The then-untitled "Smile" was first teased through an Instagram post with audio of the song on August 7, 2024. Similar to his previous single releases, no information about the song or release date were shared but based on its lyrics, the song was most commonly referred to as "Good to See You Smile". Lyrics of the snippet were interpreted as Wallen noticing his partner's unhappiness and seeing her smile for the first time in a while. The song was released without any prior announcement on New Year's Eve 2024, nearly five months later.
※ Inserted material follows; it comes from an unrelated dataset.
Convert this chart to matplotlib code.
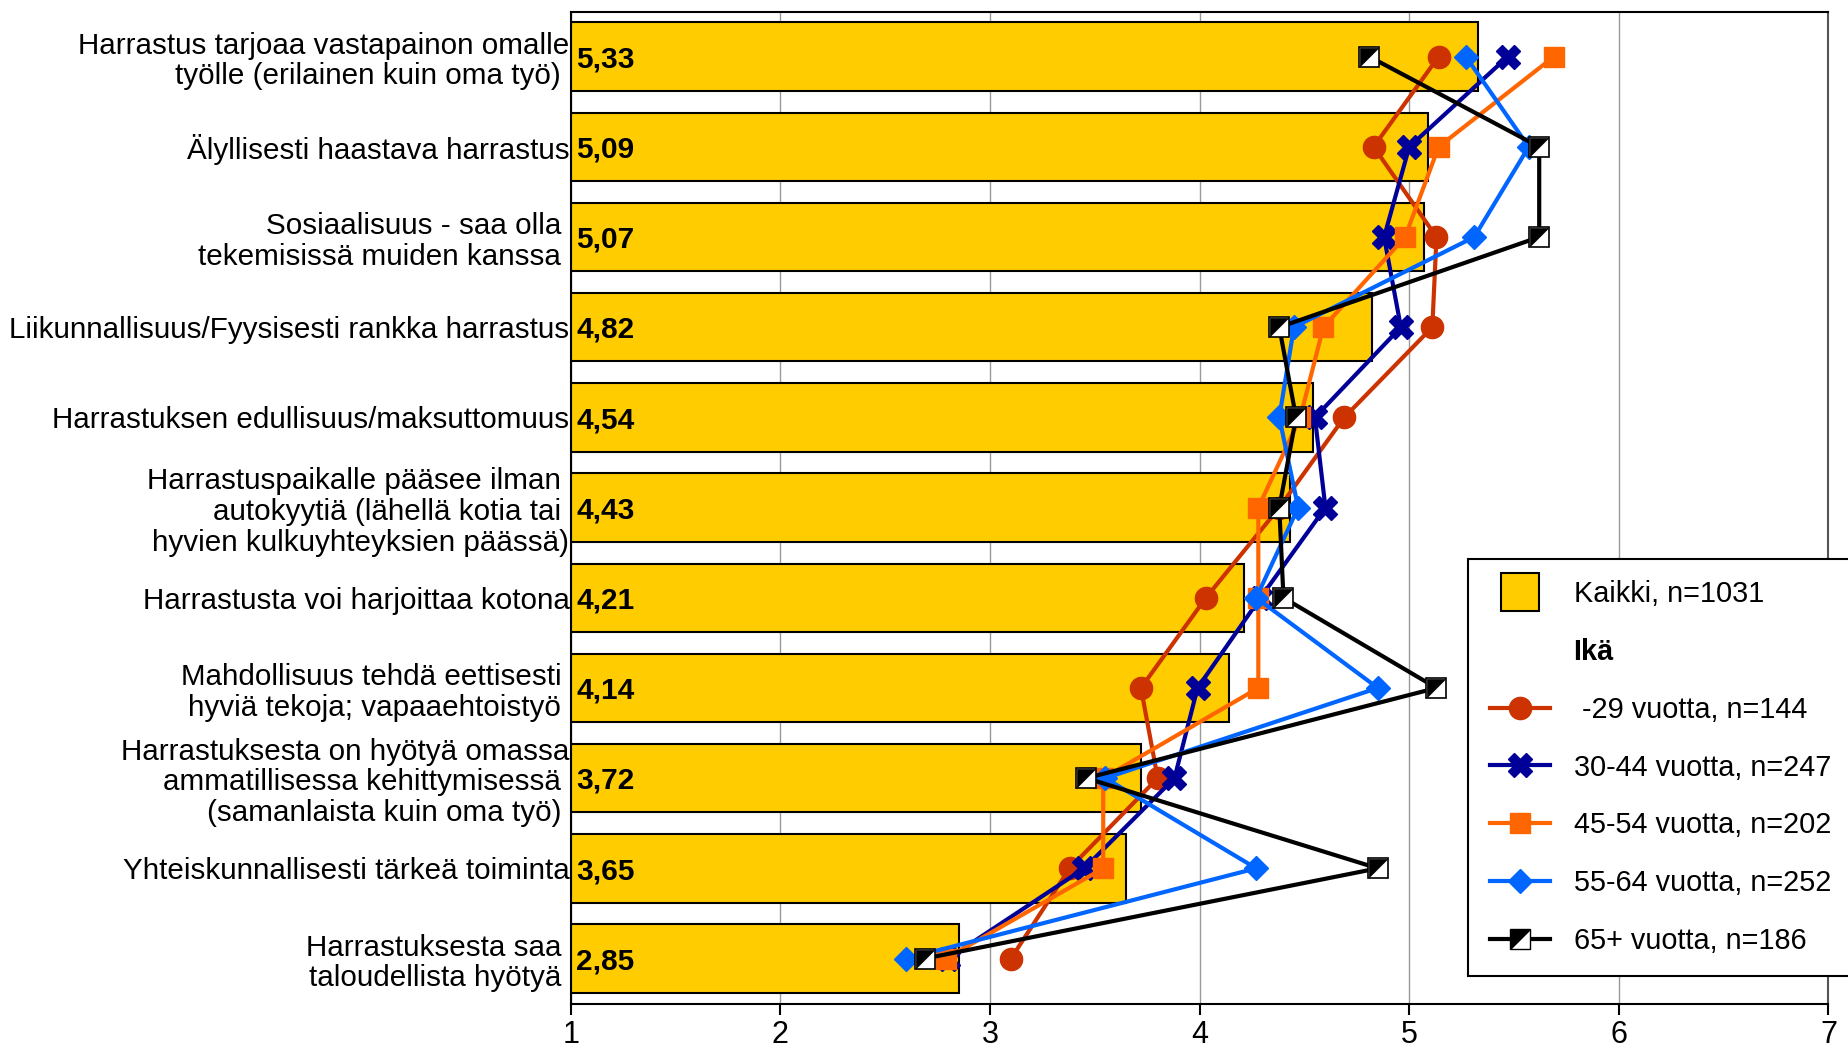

==Composition and lyrics==
"Smile" continues the narrative set by the previous singles "Lies Lies Lies" and "Love Somebody", as Wallen discloses stories about "life's little moments and longings". He reflects on lighter moments of a past relationship and stresses how he loved to see his lover "smile". Co-written by American singer Ernest, whom Wallen had collaborated with on his single "Cowgirls" (2024), the "downbeat ballad" features "emotional vulnerability" alongside his distinct "storytelling prowess".

==Charts==

===Weekly charts===

Weekly chart performance for "Smile"
| Chart (2025) | Peak position |
|---|---|
| Australia (ARIA) | 36 |
| Australia Country Hot 50 (The Music) | 31 |
| Canada Hot 100 (Billboard) | 11 |
| Global 200 (Billboard) | 19 |
| Ireland (IRMA) | 46 |
| New Zealand Hot Singles (RMNZ) | 3 |
| Norway (VG-lista) | 24 |
| Sweden (Sverigetopplistan) | 51 |
| UK Singles (Official Charts) | 52 |
| US Billboard Hot 100 | 4 |
| US Country Airplay (Billboard) | 31 |
| US Hot Country Songs (Billboard) | 2 |

===Year-end charts===

Year-end chart performance for "Smile"
| Chart (2025) | Position |
|---|---|
| Canada (Canadian Hot 100) | 69 |
| US Billboard Hot 100 | 64 |
| US Hot Country Songs (Billboard) | 13 |

== Certifications ==

| Region | Certification | Certified units/sales |
| Canada (Music Canada) | Platinum | 80,000^{‡} |
| United States (RIAA) | 2× Platinum | 2,000,000^{‡} |
^{‡} Sales+streaming figures based on certification alone.